#### [Instructions to follow]
Copy the lines holding the word "with", all of them.

#### [The input]
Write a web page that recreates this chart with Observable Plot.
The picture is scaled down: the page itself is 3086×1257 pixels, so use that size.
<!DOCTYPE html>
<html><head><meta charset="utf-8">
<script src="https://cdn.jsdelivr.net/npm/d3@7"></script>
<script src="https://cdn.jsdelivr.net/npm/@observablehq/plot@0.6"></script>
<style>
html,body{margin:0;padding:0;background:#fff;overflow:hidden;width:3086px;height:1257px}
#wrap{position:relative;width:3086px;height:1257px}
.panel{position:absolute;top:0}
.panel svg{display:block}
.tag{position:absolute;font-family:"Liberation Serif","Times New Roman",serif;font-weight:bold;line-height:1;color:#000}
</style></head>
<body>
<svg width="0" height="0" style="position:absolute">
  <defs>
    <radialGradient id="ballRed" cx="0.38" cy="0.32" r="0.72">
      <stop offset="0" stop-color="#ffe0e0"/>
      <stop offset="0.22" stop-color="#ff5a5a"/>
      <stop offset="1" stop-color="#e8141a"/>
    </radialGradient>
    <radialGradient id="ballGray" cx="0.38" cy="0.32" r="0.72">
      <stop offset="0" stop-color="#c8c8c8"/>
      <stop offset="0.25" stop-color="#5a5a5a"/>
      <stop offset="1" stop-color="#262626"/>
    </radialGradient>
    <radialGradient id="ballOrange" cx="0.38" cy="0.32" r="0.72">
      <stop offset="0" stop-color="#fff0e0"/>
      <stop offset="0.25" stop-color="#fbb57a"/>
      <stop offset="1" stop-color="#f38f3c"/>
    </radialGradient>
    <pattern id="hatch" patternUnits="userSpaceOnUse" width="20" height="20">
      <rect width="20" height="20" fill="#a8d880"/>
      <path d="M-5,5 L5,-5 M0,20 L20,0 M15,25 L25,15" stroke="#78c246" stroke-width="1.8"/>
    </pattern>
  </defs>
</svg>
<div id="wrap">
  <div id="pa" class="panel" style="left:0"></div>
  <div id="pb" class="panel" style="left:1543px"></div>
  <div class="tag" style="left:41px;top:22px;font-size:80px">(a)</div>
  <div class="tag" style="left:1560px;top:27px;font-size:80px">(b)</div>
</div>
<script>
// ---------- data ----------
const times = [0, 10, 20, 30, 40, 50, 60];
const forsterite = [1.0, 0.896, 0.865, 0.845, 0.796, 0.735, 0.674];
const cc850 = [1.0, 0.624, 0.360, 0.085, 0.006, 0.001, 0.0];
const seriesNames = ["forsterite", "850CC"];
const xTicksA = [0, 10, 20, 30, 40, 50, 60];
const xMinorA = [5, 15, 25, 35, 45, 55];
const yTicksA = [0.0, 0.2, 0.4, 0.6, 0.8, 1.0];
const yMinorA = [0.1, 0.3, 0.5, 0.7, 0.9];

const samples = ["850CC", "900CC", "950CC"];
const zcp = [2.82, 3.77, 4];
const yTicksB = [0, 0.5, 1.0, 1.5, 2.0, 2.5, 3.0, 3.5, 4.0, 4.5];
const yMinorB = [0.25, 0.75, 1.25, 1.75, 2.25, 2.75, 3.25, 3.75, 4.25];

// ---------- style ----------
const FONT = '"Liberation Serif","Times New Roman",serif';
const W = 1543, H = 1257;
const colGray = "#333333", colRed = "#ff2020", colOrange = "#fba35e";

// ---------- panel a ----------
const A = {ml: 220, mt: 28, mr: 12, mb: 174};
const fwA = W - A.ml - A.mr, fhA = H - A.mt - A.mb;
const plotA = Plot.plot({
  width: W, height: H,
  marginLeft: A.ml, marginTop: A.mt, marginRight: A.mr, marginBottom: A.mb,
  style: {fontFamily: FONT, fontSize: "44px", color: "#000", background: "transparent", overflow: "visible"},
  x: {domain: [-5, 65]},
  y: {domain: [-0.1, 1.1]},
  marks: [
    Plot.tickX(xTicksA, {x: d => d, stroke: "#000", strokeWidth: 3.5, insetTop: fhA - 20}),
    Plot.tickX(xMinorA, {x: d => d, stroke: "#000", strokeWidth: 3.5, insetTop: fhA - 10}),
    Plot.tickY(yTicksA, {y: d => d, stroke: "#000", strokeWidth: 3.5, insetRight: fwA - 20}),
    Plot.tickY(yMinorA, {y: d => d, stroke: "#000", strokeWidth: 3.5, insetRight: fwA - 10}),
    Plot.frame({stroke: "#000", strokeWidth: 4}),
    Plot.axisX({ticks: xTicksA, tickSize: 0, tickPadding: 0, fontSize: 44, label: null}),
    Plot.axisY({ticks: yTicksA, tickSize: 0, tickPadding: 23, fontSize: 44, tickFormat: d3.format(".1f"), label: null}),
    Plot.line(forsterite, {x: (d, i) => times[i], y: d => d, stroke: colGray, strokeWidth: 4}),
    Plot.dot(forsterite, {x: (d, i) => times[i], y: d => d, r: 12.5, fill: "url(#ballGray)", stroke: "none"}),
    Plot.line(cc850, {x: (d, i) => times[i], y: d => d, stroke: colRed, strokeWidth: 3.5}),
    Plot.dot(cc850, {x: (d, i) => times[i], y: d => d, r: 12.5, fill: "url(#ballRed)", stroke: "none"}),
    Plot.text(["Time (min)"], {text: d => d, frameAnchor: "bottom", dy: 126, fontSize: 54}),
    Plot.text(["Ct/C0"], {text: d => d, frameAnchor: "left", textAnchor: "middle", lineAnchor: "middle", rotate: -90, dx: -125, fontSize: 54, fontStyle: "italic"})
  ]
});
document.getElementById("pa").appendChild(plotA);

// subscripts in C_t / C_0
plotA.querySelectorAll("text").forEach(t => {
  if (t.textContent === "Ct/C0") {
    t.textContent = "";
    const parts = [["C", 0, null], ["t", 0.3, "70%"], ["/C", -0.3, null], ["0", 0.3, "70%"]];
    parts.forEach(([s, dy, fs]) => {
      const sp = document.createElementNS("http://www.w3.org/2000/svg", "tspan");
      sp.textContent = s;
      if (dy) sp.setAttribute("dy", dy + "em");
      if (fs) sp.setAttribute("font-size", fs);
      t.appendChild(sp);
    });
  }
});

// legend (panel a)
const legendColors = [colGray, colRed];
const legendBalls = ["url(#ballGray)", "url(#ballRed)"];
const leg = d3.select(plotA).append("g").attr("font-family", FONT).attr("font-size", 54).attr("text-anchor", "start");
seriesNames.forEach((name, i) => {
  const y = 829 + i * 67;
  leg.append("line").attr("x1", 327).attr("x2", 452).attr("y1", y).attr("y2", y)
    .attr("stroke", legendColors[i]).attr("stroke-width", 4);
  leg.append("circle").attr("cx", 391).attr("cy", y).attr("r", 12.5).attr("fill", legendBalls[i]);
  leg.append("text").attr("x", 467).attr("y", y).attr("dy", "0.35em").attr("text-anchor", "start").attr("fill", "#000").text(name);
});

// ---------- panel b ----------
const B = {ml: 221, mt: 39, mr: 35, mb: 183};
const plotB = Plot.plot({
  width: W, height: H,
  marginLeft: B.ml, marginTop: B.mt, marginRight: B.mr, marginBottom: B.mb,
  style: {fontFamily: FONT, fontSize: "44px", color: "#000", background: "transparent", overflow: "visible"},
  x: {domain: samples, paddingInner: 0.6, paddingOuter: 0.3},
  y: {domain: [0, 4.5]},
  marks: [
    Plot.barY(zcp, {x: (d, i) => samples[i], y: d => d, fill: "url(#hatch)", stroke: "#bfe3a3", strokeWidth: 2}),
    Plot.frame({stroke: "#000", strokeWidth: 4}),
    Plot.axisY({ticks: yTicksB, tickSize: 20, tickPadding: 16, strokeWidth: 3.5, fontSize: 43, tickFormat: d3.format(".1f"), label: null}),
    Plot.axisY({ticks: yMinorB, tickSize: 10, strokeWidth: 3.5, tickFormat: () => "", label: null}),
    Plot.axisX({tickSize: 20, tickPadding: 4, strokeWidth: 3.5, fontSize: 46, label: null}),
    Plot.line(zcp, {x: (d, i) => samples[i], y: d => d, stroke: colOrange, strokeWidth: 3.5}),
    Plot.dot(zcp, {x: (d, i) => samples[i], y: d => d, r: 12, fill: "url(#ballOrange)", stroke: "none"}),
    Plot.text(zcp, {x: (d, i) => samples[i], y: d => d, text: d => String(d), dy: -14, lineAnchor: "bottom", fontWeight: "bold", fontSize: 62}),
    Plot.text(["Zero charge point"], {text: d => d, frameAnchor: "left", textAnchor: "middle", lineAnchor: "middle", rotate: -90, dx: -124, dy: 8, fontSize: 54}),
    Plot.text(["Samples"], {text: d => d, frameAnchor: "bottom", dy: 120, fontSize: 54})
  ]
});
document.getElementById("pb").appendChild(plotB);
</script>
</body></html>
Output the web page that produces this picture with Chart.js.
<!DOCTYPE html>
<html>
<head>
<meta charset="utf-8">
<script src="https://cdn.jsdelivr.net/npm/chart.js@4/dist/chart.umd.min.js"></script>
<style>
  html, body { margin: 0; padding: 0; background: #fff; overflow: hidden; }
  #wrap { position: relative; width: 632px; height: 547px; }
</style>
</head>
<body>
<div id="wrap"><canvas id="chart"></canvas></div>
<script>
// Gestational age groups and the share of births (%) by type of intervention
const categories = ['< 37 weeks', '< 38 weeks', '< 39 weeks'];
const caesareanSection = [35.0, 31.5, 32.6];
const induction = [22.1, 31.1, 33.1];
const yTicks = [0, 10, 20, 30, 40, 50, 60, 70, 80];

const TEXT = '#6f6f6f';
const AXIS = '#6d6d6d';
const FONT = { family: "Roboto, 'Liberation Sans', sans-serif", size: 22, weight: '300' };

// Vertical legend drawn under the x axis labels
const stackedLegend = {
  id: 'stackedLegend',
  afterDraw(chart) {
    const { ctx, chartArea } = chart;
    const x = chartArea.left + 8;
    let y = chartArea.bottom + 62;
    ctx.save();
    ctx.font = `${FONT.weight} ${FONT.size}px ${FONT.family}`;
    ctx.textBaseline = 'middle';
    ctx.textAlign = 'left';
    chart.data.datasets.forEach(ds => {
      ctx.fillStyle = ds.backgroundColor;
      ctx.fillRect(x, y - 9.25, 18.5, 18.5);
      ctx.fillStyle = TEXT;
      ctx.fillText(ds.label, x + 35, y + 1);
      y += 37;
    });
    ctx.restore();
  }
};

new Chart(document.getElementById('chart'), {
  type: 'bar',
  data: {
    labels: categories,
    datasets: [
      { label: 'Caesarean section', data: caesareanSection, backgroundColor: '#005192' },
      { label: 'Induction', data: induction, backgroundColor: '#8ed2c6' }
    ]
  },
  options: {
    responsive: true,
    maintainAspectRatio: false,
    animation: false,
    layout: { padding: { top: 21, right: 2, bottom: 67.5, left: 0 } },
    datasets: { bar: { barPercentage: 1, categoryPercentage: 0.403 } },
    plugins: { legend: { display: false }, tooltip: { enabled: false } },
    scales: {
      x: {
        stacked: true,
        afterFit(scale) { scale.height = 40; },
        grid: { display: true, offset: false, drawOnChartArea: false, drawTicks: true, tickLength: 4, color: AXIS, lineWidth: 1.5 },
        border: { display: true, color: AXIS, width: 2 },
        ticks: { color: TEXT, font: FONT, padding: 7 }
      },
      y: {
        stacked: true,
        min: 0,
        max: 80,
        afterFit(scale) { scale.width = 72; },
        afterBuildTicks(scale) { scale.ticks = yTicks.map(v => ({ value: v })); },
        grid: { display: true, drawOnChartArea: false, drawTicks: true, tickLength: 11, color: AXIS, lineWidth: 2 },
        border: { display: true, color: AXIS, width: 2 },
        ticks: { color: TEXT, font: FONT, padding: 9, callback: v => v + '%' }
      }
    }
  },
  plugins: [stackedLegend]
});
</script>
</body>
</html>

#### [The reply]
Write a web page that recreates this chart with Observable Plot.
Output the web page that produces this picture with Chart.js.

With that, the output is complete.